╭─ Available records
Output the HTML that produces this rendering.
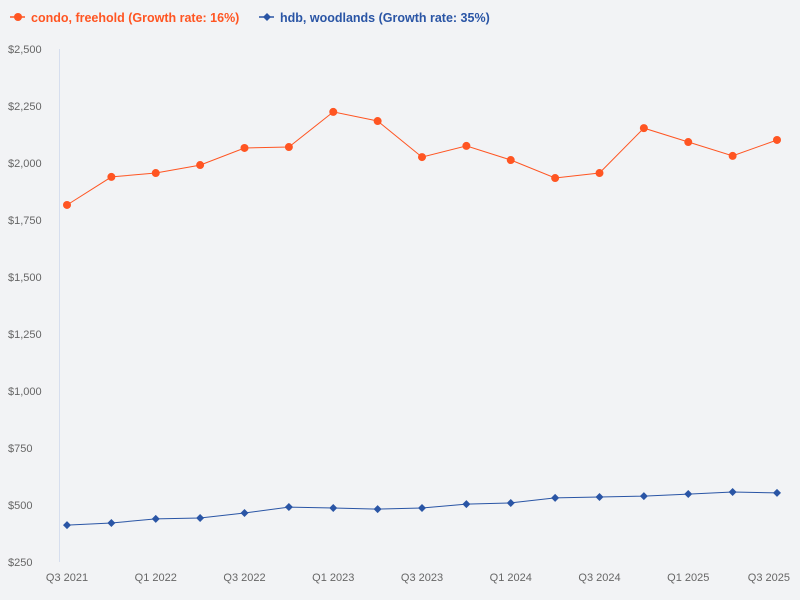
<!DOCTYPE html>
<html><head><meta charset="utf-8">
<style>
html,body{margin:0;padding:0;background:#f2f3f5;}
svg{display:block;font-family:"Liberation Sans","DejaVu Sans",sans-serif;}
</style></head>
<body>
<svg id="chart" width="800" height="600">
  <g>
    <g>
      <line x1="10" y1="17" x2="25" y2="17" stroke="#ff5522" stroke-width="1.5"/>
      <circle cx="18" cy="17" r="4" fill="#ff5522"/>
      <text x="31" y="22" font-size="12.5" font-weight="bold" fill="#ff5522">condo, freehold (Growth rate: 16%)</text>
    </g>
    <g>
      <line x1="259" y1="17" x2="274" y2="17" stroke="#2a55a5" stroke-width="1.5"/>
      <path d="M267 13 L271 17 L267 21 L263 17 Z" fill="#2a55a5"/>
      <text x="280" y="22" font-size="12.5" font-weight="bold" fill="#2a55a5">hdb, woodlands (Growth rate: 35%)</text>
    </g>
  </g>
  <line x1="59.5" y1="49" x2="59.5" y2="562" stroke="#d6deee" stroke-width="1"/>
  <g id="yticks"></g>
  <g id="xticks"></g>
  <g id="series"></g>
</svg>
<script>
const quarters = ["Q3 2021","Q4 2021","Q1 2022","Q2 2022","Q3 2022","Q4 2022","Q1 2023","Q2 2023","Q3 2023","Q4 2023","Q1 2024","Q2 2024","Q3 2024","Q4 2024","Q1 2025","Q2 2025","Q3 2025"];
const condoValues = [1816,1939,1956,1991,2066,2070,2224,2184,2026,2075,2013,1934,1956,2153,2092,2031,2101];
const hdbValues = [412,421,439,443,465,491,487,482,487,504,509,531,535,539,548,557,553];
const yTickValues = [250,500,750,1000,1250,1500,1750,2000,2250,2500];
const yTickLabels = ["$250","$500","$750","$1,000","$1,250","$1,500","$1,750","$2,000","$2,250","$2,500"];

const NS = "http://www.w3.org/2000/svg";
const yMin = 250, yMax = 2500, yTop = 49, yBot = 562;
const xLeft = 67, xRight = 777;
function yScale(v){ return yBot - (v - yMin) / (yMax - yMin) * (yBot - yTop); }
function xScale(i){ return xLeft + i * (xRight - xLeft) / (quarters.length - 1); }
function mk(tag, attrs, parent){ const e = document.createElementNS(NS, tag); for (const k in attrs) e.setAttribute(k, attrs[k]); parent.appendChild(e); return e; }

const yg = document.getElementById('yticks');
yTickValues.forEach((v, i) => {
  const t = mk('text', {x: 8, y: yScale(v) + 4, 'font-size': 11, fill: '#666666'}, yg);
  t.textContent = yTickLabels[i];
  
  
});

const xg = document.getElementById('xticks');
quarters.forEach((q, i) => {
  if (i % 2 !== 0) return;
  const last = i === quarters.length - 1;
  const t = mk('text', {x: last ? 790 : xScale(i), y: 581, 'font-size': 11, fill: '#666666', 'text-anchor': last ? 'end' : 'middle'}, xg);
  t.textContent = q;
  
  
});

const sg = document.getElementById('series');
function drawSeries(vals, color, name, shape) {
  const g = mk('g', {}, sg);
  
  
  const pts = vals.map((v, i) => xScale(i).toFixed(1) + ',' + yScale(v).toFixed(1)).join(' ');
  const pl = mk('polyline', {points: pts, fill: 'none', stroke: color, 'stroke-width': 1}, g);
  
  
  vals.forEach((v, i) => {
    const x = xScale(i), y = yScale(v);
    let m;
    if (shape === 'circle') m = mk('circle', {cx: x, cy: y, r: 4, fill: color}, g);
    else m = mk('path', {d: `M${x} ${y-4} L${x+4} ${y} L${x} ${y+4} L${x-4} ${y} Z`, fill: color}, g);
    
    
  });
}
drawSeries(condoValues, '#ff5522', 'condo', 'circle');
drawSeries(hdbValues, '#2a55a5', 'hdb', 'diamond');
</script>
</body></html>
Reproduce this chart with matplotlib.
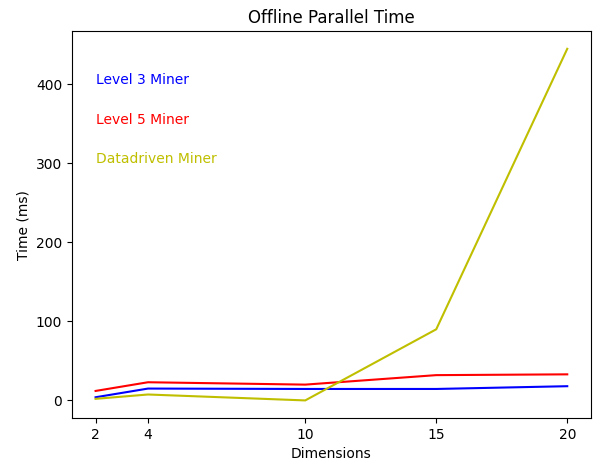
╰─
Problem description:
Copy the material shown above in full and exactly. Skip the pictures.

Solution for this task:
Output the HTML that produces this rendering.
<!DOCTYPE html>
<html><head><meta charset="utf-8">
<style>
html,body{margin:0;padding:0;background:#f2f3f5;}
svg{display:block;font-family:"Liberation Sans","DejaVu Sans",sans-serif;}
</style></head>
<body>
<svg id="chart" width="800" height="600">
  <g>
    <g>
      <line x1="10" y1="17" x2="25" y2="17" stroke="#ff5522" stroke-width="1.5"/>
      <circle cx="18" cy="17" r="4" fill="#ff5522"/>
      <text x="31" y="22" font-size="12.5" font-weight="bold" fill="#ff5522">condo, freehold (Growth rate: 16%)</text>
    </g>
    <g>
      <line x1="259" y1="17" x2="274" y2="17" stroke="#2a55a5" stroke-width="1.5"/>
      <path d="M267 13 L271 17 L267 21 L263 17 Z" fill="#2a55a5"/>
      <text x="280" y="22" font-size="12.5" font-weight="bold" fill="#2a55a5">hdb, woodlands (Growth rate: 35%)</text>
    </g>
  </g>
  <line x1="59.5" y1="49" x2="59.5" y2="562" stroke="#d6deee" stroke-width="1"/>
  <g id="yticks"></g>
  <g id="xticks"></g>
  <g id="series"></g>
</svg>
<script>
const quarters = ["Q3 2021","Q4 2021","Q1 2022","Q2 2022","Q3 2022","Q4 2022","Q1 2023","Q2 2023","Q3 2023","Q4 2023","Q1 2024","Q2 2024","Q3 2024","Q4 2024","Q1 2025","Q2 2025","Q3 2025"];
const condoValues = [1816,1939,1956,1991,2066,2070,2224,2184,2026,2075,2013,1934,1956,2153,2092,2031,2101];
const hdbValues = [412,421,439,443,465,491,487,482,487,504,509,531,535,539,548,557,553];
const yTickValues = [250,500,750,1000,1250,1500,1750,2000,2250,2500];
const yTickLabels = ["$250","$500","$750","$1,000","$1,250","$1,500","$1,750","$2,000","$2,250","$2,500"];

const NS = "http://www.w3.org/2000/svg";
const yMin = 250, yMax = 2500, yTop = 49, yBot = 562;
const xLeft = 67, xRight = 777;
function yScale(v){ return yBot - (v - yMin) / (yMax - yMin) * (yBot - yTop); }
function xScale(i){ return xLeft + i * (xRight - xLeft) / (quarters.length - 1); }
function mk(tag, attrs, parent){ const e = document.createElementNS(NS, tag); for (const k in attrs) e.setAttribute(k, attrs[k]); parent.appendChild(e); return e; }

const yg = document.getElementById('yticks');
yTickValues.forEach((v, i) => {
  const t = mk('text', {x: 8, y: yScale(v) + 4, 'font-size': 11, fill: '#666666'}, yg);
  t.textContent = yTickLabels[i];
  
  
});

const xg = document.getElementById('xticks');
quarters.forEach((q, i) => {
  if (i % 2 !== 0) return;
  const last = i === quarters.length - 1;
  const t = mk('text', {x: last ? 790 : xScale(i), y: 581, 'font-size': 11, fill: '#666666', 'text-anchor': last ? 'end' : 'middle'}, xg);
  t.textContent = q;
  
  
});

const sg = document.getElementById('series');
function drawSeries(vals, color, name, shape) {
  const g = mk('g', {}, sg);
  
  
  const pts = vals.map((v, i) => xScale(i).toFixed(1) + ',' + yScale(v).toFixed(1)).join(' ');
  const pl = mk('polyline', {points: pts, fill: 'none', stroke: color, 'stroke-width': 1}, g);
  
  
  vals.forEach((v, i) => {
    const x = xScale(i), y = yScale(v);
    let m;
    if (shape === 'circle') m = mk('circle', {cx: x, cy: y, r: 4, fill: color}, g);
    else m = mk('path', {d: `M${x} ${y-4} L${x+4} ${y} L${x} ${y+4} L${x-4} ${y} Z`, fill: color}, g);
    
    
  });
}
drawSeries(condoValues, '#ff5522', 'condo', 'circle');
drawSeries(hdbValues, '#2a55a5', 'hdb', 'diamond');
</script>
</body></html>
Reproduce this chart with matplotlib.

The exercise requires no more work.